Template Function pinocchio::getJointJacobian(const ModelTpl<Scalar, Options, JointCollectionTpl>&, const DataTpl<Scalar, Options, JointCollectionTpl>&, const JointIndex, const ReferenceFrame, const Eigen::MatrixBase<Matrix6Like>&)

Function Documentation

template<typename Scalar, int Options, template<typename, int> class JointCollectionTpl, typename Matrix6Like>
void pinocchio::getJointJacobian(const ModelTpl<Scalar, Options, JointCollectionTpl> &model, const DataTpl<Scalar, Options, JointCollectionTpl> &data, const JointIndex joint_id, const ReferenceFrame reference_frame, const Eigen::MatrixBase<Matrix6Like> &J)

Computes the Jacobian of a specific joint frame expressed in one of the pinocchio::ReferenceFrame options.

For the LOCAL reference frame, the Jacobian \({}^j J_{0j}\) from the joint frame \(j\) to the world frame \(0\) is such that \({}^j v_{0j} = {}^j J_{0j} \dot{q}\), where \({}^j v_{0j}\) is the velocity of the origin of the moving joint frame relative to the fixed world frame, projected into the basis of the joint frame. LOCAL_WORLD_ALIGNED is the same velocity but projected into the world frame basis.

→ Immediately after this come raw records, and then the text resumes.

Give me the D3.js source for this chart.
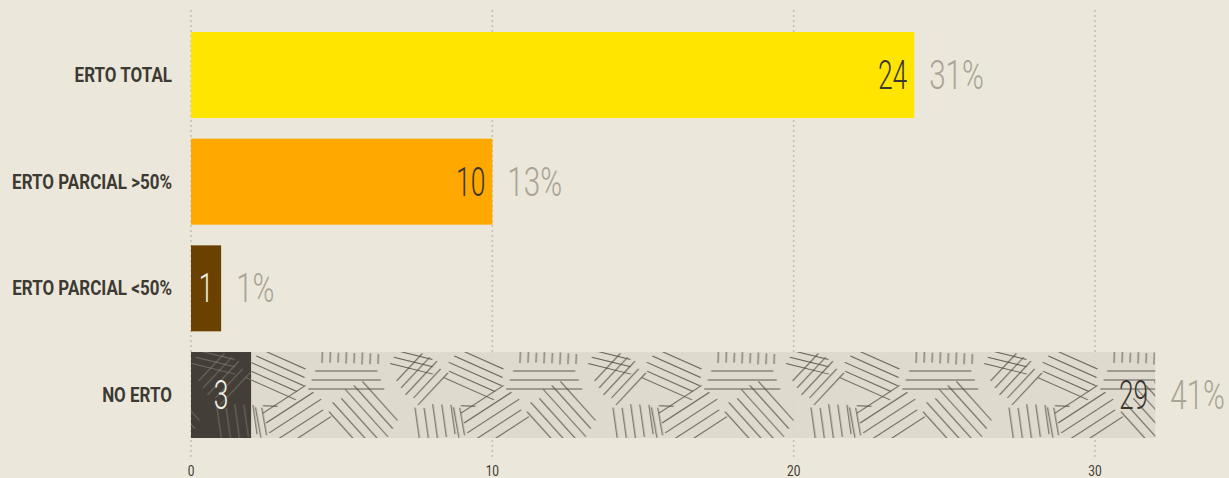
<!DOCTYPE html>
<html>
<head>
<meta charset="utf-8">
<script src="https://cdn.jsdelivr.net/npm/d3@7"></script>
<style>
  html, body { margin: 0; padding: 0; background: #ebe7da; }
  #chart { width: 1229px; height: 478px; overflow: hidden; }
  .cat-label { font-family: Roboto, "DejaVu Sans", sans-serif; font-weight: 700; }
  .num { font-family: Roboto, "Liberation Sans", sans-serif; font-weight: 300; }
  .tick-label { font-family: Roboto, "Liberation Sans", sans-serif; }
</style>
</head>
<body>
<div id="chart"></div>
<script>
// data
const categories = ["ERTO TOTAL", "ERTO PARCIAL >50%", "ERTO PARCIAL <50%", "NO ERTO"];
const barValues = [24, 10, 1];
const barColors = ["#ffe500", "#ffa800", "#6b4100"];
const percentLabels = ["31%", "13%", "1%", "41%"];
// NO ERTO is split in two pieces, drawn as they appear
const noErtoStarts = [0, 2];
const noErtoEnds = [2, 32];
const noErtoLabels = ["3", "29"];
const xTicks = [0, 10, 20, 30];

const width = 1229, height = 478;

const svg = d3.select("#chart").append("svg")
  .attr("width", width)
  .attr("height", height);

const x = d3.scaleLinear().domain([0, 30]).range([191, 1095]);
const y = d3.scaleBand().domain(categories).range([32, 438]).paddingInner(0.194).paddingOuter(0);

// pattern for the NO ERTO bar
const defs = svg.append("defs");
const tileW = 198, tileH = y.bandwidth();
const strokeGroups = [
  { cx: 99, cy: 6, a: 92, n: 8, gap: 8, len: 12 },
  { cx: 95, cy: 28, a: 0, n: 3, gap: 9, len: 76 },
  { cx: 112, cy: 64, a: 48, n: 6, gap: 9, len: 64 },
  { cx: 44, cy: 64, a: -33, n: 5, gap: 10, len: 62 },
  { cx: 26, cy: 22, a: 24, n: 5, gap: 8, len: 58 },
  { cx: 170, cy: 26, a: -47, n: 5, gap: 8, len: 46 },
  { cx: 162, cy: 10, a: 14, n: 3, gap: 7, len: 44 },
  { cx: 184, cy: 70, a: 82, n: 5, gap: 9, len: 36 },
  { cx: 10, cy: 70, a: 80, n: 2, gap: 6, len: 34 },
  { cx: 19, cy: 54, a: 2, n: 1, gap: 0, len: 18 }
];

function makePattern(id, bg, line, op) {
  const p = defs.append("pattern")
    .attr("id", id)
    .attr("patternUnits", "userSpaceOnUse")
    .attr("x", x(2))
    .attr("y", y("NO ERTO"))
    .attr("width", tileW)
    .attr("height", tileH);
  p.append("rect").attr("width", tileW).attr("height", tileH).attr("fill", bg);
  const segs = [];
  strokeGroups.forEach(g => {
    const r = g.a * Math.PI / 180;
    const dx = Math.cos(r), dy = Math.sin(r);
    for (let i = 0; i < g.n; i++) {
      const off = (i - (g.n - 1) / 2) * g.gap;
      const mx = g.cx - dy * off, my = g.cy + dx * off;
      const l = g.len * (0.82 + 0.18 * ((i * 7) % 5) / 4);
      // wrap sideways only, the tile is as tall as the bar
      [-tileW, 0, tileW].forEach(sx => {
        segs.push([mx - dx * l / 2 + sx, my - dy * l / 2, mx + dx * l / 2 + sx, my + dy * l / 2]);
      });
    }
  });
  p.selectAll("line")
    .data(segs)
    .join("line")
    .attr("x1", d => d[0]).attr("y1", d => d[1])
    .attr("x2", d => d[2]).attr("y2", d => d[3])
    .attr("stroke", line)
    .attr("stroke-opacity", op)
    .attr("stroke-width", 1);
}
makePattern("hatch-light", "rgba(221,216,204,0.85)", "#504c45", 0.9);
makePattern("hatch-dark", "#433f38", "#8d887c", 0.6);

// grid
svg.append("g")
  .selectAll("line")
  .data(xTicks)
  .join("line")
  .attr("x1", d => x(d)).attr("x2", d => x(d))
  .attr("y1", 10).attr("y2", 457)
  .attr("stroke", "#c4bfb3")
  .attr("stroke-width", 1.5)
  .attr("stroke-dasharray", "2,3");

svg.append("g")
  .selectAll("text")
  .data(xTicks)
  .join("text")
  .attr("class", "tick-label")
  .attr("text-anchor", "middle")
  .attr("font-size", 14)
  .attr("fill", "#3d3a33")
  .attr("transform", d => `translate(${x(d)},476) scale(0.85,1)`)
  .text(d => d);

// build bar pieces
const pieces = barValues.map((v, i) => ({
  cat: categories[i], start: 0, end: v, label: String(v), fill: barColors[i],
  light: i === 2
}));
noErtoStarts.forEach((s, i) => {
  pieces.push({
    cat: "NO ERTO", start: s, end: noErtoEnds[i], label: noErtoLabels[i],
    fill: i === 0 ? "url(#hatch-dark)" : "url(#hatch-light)",
    light: i === 0
  });
});

svg.append("g")
  .selectAll("rect")
  .data(pieces)
  .join("rect")
  .attr("x", d => x(d.start))
  .attr("y", d => y(d.cat))
  .attr("width", d => x(d.end) - x(d.start))
  .attr("height", y.bandwidth())
  .attr("fill", d => d.fill);

const numSize = 40;

// value labels inside the bars
svg.append("g")
  .selectAll("text")
  .data(pieces)
  .join("text")
  .attr("class", "num")
  .attr("font-size", numSize)
  .attr("fill", d => d.light ? "#f3efe4" : "#3a3731")
  .attr("text-anchor", d => (x(d.end) - x(d.start)) < 80 ? "middle" : "end")
  .attr("transform", d => {
    const w = x(d.end) - x(d.start);
    const px = w < 80 ? (x(d.start) + x(d.end)) / 2 : x(d.end) - 7;
    const py = y(d.cat) + y.bandwidth() / 2 + 14;
    return `translate(${px},${py}) scale(0.66,1)`;
  })
  .text(d => d.label);

// percentages after the bars
const totals = categories.map((c, i) => i < 3 ? barValues[i] : d3.max(noErtoEnds));
svg.append("g")
  .selectAll("text")
  .data(categories)
  .join("text")
  .attr("class", "num")
  .attr("font-size", numSize)
  .attr("fill", "#a9a496")
  .attr("transform", (c, i) => `translate(${x(totals[i]) + 15},${y(c) + y.bandwidth() / 2 + 14}) scale(0.74,1)`)
  .text((c, i) => percentLabels[i]);

// category labels, squeezed to the condensed look of the original
const catG = svg.append("g");
const cats = catG.selectAll("text")
  .data(categories)
  .join("text")
  .attr("class", "cat-label")
  .attr("text-anchor", "end")
  .attr("font-size", 20)
  .attr("fill", "#3d3a33")
  .text(c => c);
const widest = d3.max(cats.nodes(), n => n.getComputedTextLength());
const squeeze = 160 / widest;
cats.attr("transform", c => `translate(172,${y(c) + y.bandwidth() / 2 + 7}) scale(${squeeze},1)`);
</script>
</body>
</html>
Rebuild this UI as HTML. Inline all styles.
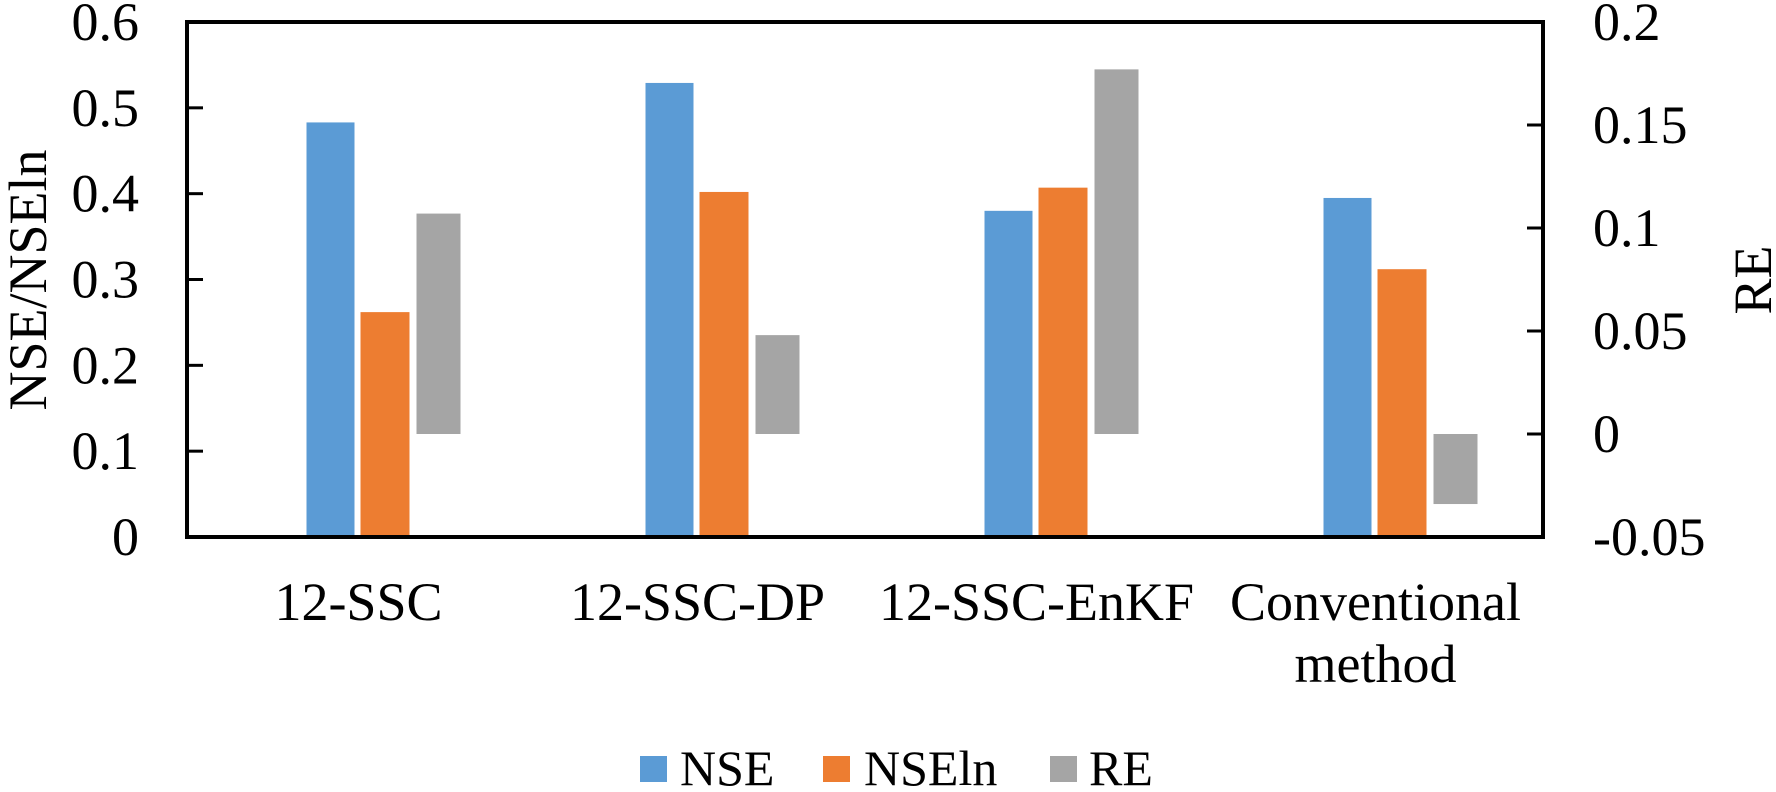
<!DOCTYPE html>
<html><head><meta charset="utf-8"><style>
html,body{margin:0;padding:0;background:#fff;}
svg{display:block;}
svg text{font-family:"Liberation Serif","Times New Roman",serif;}
</style></head><body>
<svg width="1776" height="792" viewBox="0 0 1776 792">
<g id="bars"></g>
<g id="axes"></g>
<text transform="translate(46,280) rotate(-90)" text-anchor="middle" font-size="54" font-family="Liberation Serif, serif">NSE/NSEln</text>
<text transform="translate(1771,280) rotate(-90)" text-anchor="middle" font-size="54" font-family="Liberation Serif, serif">RE</text>
<g>
<rect x="640" y="756" width="27" height="26" fill="#5B9BD5"/>
<text x="680" y="785" font-size="50" font-family="Liberation Serif, serif">NSE</text>
<rect x="823" y="756" width="27" height="26" fill="#ED7D31"/>
<text x="864" y="785" font-size="50" font-family="Liberation Serif, serif">NSEln</text>
<rect x="1050" y="756" width="27" height="26" fill="#A5A5A5"/>
<text x="1089" y="785" font-size="50" font-family="Liberation Serif, serif">RE</text>
</g>
</svg>
<script>
const categories = ["12-SSC","12-SSC-DP","12-SSC-EnKF","Conventional method"];
const nse = [0.483, 0.529, 0.380, 0.395];
const nseln = [0.262, 0.402, 0.407, 0.312];
const re = [0.107, 0.048, 0.177, -0.034];
const leftTicks = ["0","0.1","0.2","0.3","0.4","0.5","0.6"];
const rightTicks = ["-0.05","0","0.05","0.1","0.15","0.2"];

const NS="http://www.w3.org/2000/svg";
const L=187, R=1543, T=22, B=537;
const FF="Liberation Serif, serif";
const yL=v=>B-(v/0.6)*(B-T);
const yR=v=>B-((v+0.05)/0.25)*(B-T);
const cw=(R-L)/categories.length;
const cx=i=>L+cw*(i+0.5);
function mk(tag,attrs,parent){const e=document.createElementNS(NS,tag);for(const k in attrs)e.setAttribute(k,attrs[k]);parent.appendChild(e);return e;}
const bars=document.getElementById('bars'), axes=document.getElementById('axes');
categories.forEach((c,i)=>{
  const x=cx(i);
  let y1=yL(nse[i]);
  let r=mk('rect',{x:x-50,y:y1,width:48,height:B-y1,fill:'#5B9BD5'},bars);
  
  
  let y2=yL(nseln[i]);
  r=mk('rect',{x:x+4,y:y2,width:49,height:B-y2,fill:'#ED7D31'},bars);
  
  
  const y0=yR(0), y3=yR(re[i]);
  r=mk('rect',{x:x+60,y:Math.min(y0,y3),width:44,height:Math.abs(y0-y3),fill:'#A5A5A5'},bars);
  
  
  const words=c==="Conventional method"?["Conventional","method"]:[c];
  words.forEach((w,j)=>{
    const t=mk('text',{x:x+2,y:620+j*62,'text-anchor':'middle','font-size':54,'font-family':FF},axes);
    t.textContent=w;
    
    
  });
});
leftTicks.forEach(s=>{
  const y=yL(parseFloat(s));
  const l=mk('line',{x1:L,x2:L+16,y1:y,y2:y,stroke:'#000','stroke-width':3},axes);
  
  
  const t=mk('text',{x:139,y:y+18,'text-anchor':'end','font-size':54,'font-family':FF},axes);
  t.textContent=s;
  
  
});
rightTicks.forEach(s=>{
  const y=yR(parseFloat(s));
  const l=mk('line',{x1:R-16,x2:R,y1:y,y2:y,stroke:'#000','stroke-width':3},axes);
  
  
  const t=mk('text',{x:1593,y:y+18,'font-size':54,'font-family':FF},axes);
  t.textContent=s;
  
  
});
const f=mk('rect',{x:L,y:T,width:R-L,height:B-T,fill:'none',stroke:'#000','stroke-width':4},axes);


</script>
</body></html>
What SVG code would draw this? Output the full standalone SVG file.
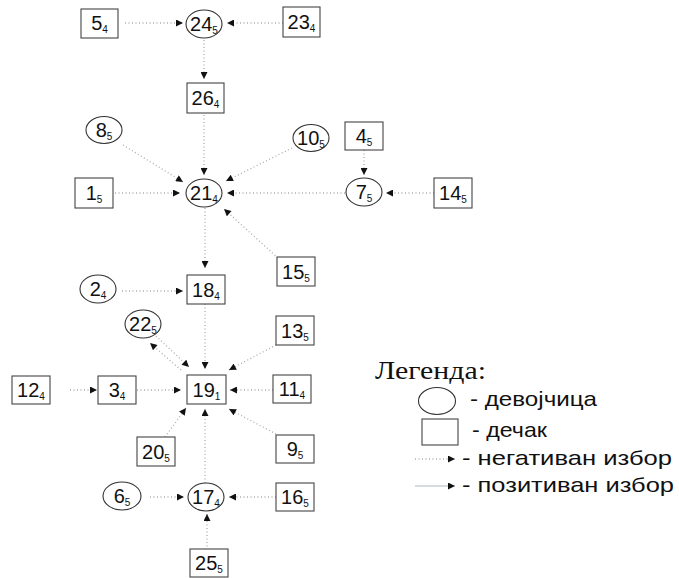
<svg xmlns="http://www.w3.org/2000/svg" width="679" height="578" viewBox="0 0 679 578">
<defs>
<marker id="ah" viewBox="0 0 10 10" refX="10" refY="5" markerWidth="8" markerHeight="7" markerUnits="userSpaceOnUse" orient="auto">
<path d="M0,0 L10,5 L0,10 z" fill="#111"/>
</marker>
<style>
.g ellipse{fill:#fff;stroke:#333;stroke-width:1.1}
.b rect{fill:#fff;stroke:#444;stroke-width:1.1}
.lbl{font-family:"Liberation Sans",Arial,sans-serif;font-size:20px;fill:#111;text-anchor:middle}
.sub{font-size:10px}
.c line{stroke:#aaaaaa;stroke-width:1.3;stroke-dasharray:1 2.5;fill:none;marker-end:url(#ah)}
.lg{font-family:"Liberation Sans",Arial,sans-serif;font-size:21px;fill:#111}
</style>
</defs>
<rect width="679" height="578" fill="#fff"/>

<g id="connectors" class="c">
<line x1="125" y1="23" x2="183" y2="23"/>
<line x1="283" y1="23" x2="227" y2="23"/>
<line x1="204" y1="40" x2="204" y2="79"/>
<line x1="204" y1="115" x2="204" y2="175"/>
<line x1="123" y1="145" x2="183" y2="182"/>
<line x1="292" y1="148" x2="226" y2="181"/>
<line x1="115" y1="193" x2="180" y2="193"/>
<line x1="345" y1="193" x2="227" y2="193"/>
<line x1="278" y1="258" x2="224" y2="209"/>
<line x1="364" y1="150" x2="364" y2="175"/>
<line x1="434" y1="193" x2="386" y2="193"/>
<line x1="205" y1="208" x2="205" y2="268"/>
<line x1="122" y1="291" x2="183" y2="291"/>
<line x1="205" y1="304" x2="205" y2="369"/>
<line x1="156" y1="336" x2="189" y2="367"/>
<line x1="181" y1="370" x2="150" y2="343"/>
<line x1="276" y1="345" x2="229" y2="370"/>
<line x1="137" y1="390" x2="181" y2="390"/>
<line x1="70" y1="390" x2="97" y2="390"/>
<line x1="273" y1="390" x2="230" y2="390"/>
<line x1="165" y1="437" x2="186" y2="408"/>
<line x1="205" y1="483" x2="205" y2="409"/>
<line x1="276" y1="434" x2="229" y2="409"/>
<line x1="150" y1="497" x2="184" y2="497"/>
<line x1="276" y1="497" x2="229" y2="497"/>
<line x1="207" y1="550" x2="207" y2="514"/>
</g>

<g id="n5" class="b"><rect x="81" y="9" width="37" height="29"/><text class="lbl" x="99.5" y="30">5<tspan class="sub" dy="3">4</tspan></text></g>
<g id="n24" class="g"><ellipse cx="204" cy="24" rx="18" ry="14"/><text class="lbl" x="204" y="31">24<tspan class="sub" dy="3">5</tspan></text></g>
<g id="n23" class="b"><rect x="283" y="7" width="37" height="30"/><text class="lbl" x="301.5" y="29">23<tspan class="sub" dy="3">4</tspan></text></g>
<g id="n26" class="b"><rect x="187" y="83" width="37" height="30"/><text class="lbl" x="205.5" y="105">26<tspan class="sub" dy="3">4</tspan></text></g>
<g id="n8" class="g"><ellipse cx="104" cy="130" rx="18" ry="13.5"/><text class="lbl" x="104" y="137">8<tspan class="sub" dy="3">5</tspan></text></g>
<g id="n10" class="g"><ellipse cx="311" cy="138" rx="18" ry="13.5"/><text class="lbl" x="311" y="145">10<tspan class="sub" dy="3">5</tspan></text></g>
<g id="n4" class="b"><rect x="345" y="122" width="38" height="28"/><text class="lbl" x="364" y="142.5">4<tspan class="sub" dy="3">5</tspan></text></g>
<g id="n1" class="b"><rect x="75" y="178" width="38" height="30"/><text class="lbl" x="94" y="200">1<tspan class="sub" dy="3">5</tspan></text></g>
<g id="n21" class="g"><ellipse cx="204" cy="193" rx="18" ry="14"/><text class="lbl" x="204" y="200">21<tspan class="sub" dy="3">4</tspan></text></g>
<g id="n7" class="g"><ellipse cx="364" cy="192" rx="18" ry="14"/><text class="lbl" x="364" y="199">7<tspan class="sub" dy="3">5</tspan></text></g>
<g id="n14" class="b"><rect x="434" y="178" width="38" height="30"/><text class="lbl" x="453" y="200">14<tspan class="sub" dy="3">5</tspan></text></g>
<g id="n15" class="b"><rect x="277" y="257" width="38" height="29"/><text class="lbl" x="296" y="278.5">15<tspan class="sub" dy="3">5</tspan></text></g>
<g id="n2" class="g"><ellipse cx="98" cy="289" rx="18" ry="14"/><text class="lbl" x="98" y="296">2<tspan class="sub" dy="3">4</tspan></text></g>
<g id="n18" class="b"><rect x="187" y="275" width="38" height="29"/><text class="lbl" x="206" y="296.5">18<tspan class="sub" dy="3">4</tspan></text></g>
<g id="n22" class="g"><ellipse cx="143" cy="324" rx="18" ry="14"/><text class="lbl" x="143" y="331">22<tspan class="sub" dy="3">5</tspan></text></g>
<g id="n13" class="b"><rect x="276" y="316" width="38" height="29"/><text class="lbl" x="295" y="337.5">13<tspan class="sub" dy="3">5</tspan></text></g>
<g id="n12" class="b"><rect x="12" y="376" width="38" height="28"/><text class="lbl" x="31" y="397">12<tspan class="sub" dy="3">4</tspan></text></g>
<g id="n3" class="b"><rect x="98" y="376" width="38" height="28"/><text class="lbl" x="117" y="397">3<tspan class="sub" dy="3">4</tspan></text></g>
<g id="n19" class="b"><rect x="187" y="375" width="39" height="29"/><text class="lbl" x="206.5" y="396.5">19<tspan class="sub" dy="3">1</tspan></text></g>
<g id="n11" class="b"><rect x="273" y="375" width="38" height="28"/><text class="lbl" x="292" y="396">11<tspan class="sub" dy="3">4</tspan></text></g>
<g id="n20" class="b"><rect x="137" y="437" width="38" height="29"/><text class="lbl" x="156" y="458.5">20<tspan class="sub" dy="3">5</tspan></text></g>
<g id="n9" class="b"><rect x="276" y="435" width="38" height="28"/><text class="lbl" x="295" y="456">9<tspan class="sub" dy="3">5</tspan></text></g>
<g id="n6" class="g"><ellipse cx="122" cy="496" rx="19" ry="14"/><text class="lbl" x="122" y="503">6<tspan class="sub" dy="3">5</tspan></text></g>
<g id="n17" class="g"><ellipse cx="206" cy="497" rx="18" ry="14"/><text class="lbl" x="206" y="504">17<tspan class="sub" dy="3">4</tspan></text></g>
<g id="n16" class="b"><rect x="276" y="483" width="38" height="28"/><text class="lbl" x="295" y="504">16<tspan class="sub" dy="3">5</tspan></text></g>
<g id="n25" class="b"><rect x="190" y="549" width="38" height="28"/><text class="lbl" x="209" y="570">25<tspan class="sub" dy="3">5</tspan></text></g>

<g id="legend">
<text x="375" y="379" font-family="'Liberation Serif','Times New Roman',serif" font-size="25" fill="#111" textLength="111" lengthAdjust="spacingAndGlyphs">Легенда:</text>
<ellipse cx="437" cy="401" rx="18.5" ry="13.5" fill="#fff" stroke="#333" stroke-width="1.1"/>
<text class="lg" x="470" y="406" textLength="127" lengthAdjust="spacingAndGlyphs">- девојчица</text>
<rect x="422" y="419" width="36" height="26" fill="#fff" stroke="#444" stroke-width="1.1"/>
<text class="lg" x="472" y="437" textLength="75" lengthAdjust="spacingAndGlyphs">- дечак</text>
<line x1="415" y1="459" x2="455" y2="459" stroke="#aaaaaa" stroke-width="1.3" stroke-dasharray="1 2.5" marker-end="url(#ah)"/>
<text class="lg" x="462" y="465" textLength="210" lengthAdjust="spacingAndGlyphs">- негативан избор</text>
<line x1="415" y1="486" x2="455" y2="486" stroke="#b0b8c4" stroke-width="1" marker-end="url(#ah)"/>
<text class="lg" x="462" y="492" textLength="212" lengthAdjust="spacingAndGlyphs">- позитиван избор</text>
</g>
</svg>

For the WORLD reference frame, the Jacobian \({}^0 J_{0j}\) from the joint frame \(j\) to the world frame \(0\) is such that \({}^0 v_{0j} = {}^0 J_{0j} \dot{q}\), where \({}^0 v_{0j}\) is the spatial velocity of the joint frame. The linear component of this spatial velocity is the velocity of a (possibly imaginary) point attached to the moving joint frame j which is traveling through the origin of the world frame at that instant. The angular component is the instantaneous angular velocity of the joint frame as viewed in the world frame.

When serialized to a 6D vector, the order of coordinates is: three linear followed by three angular.

For further details regarding the different velocities or the Jacobian see Chapters 2 and 3 respectively in A Mathematical Introduction to Robotic Manipulation by Murray, Li and Sastry.

Note

This jacobian is extracted from data.J. You have to run pinocchio::computeJointJacobians before calling it.

Template Parameters:

  • JointCollection – Collection of Joint types.

  • Matrix6xLike – Type of the matrix containing the joint Jacobian.

Parameters:

  • model[in] The model structure of the rigid body system.

  • data[in] The data structure of the rigid body system.

  • joint_id[in] The id of the joint.

  • reference_frame[in] Reference frame in which the result is expressed.

  • J[out] A reference on the Jacobian matrix where the results will be stored in (dim 6 x model.nv). You must fill J with zero elements, e.g. J.fill(0.).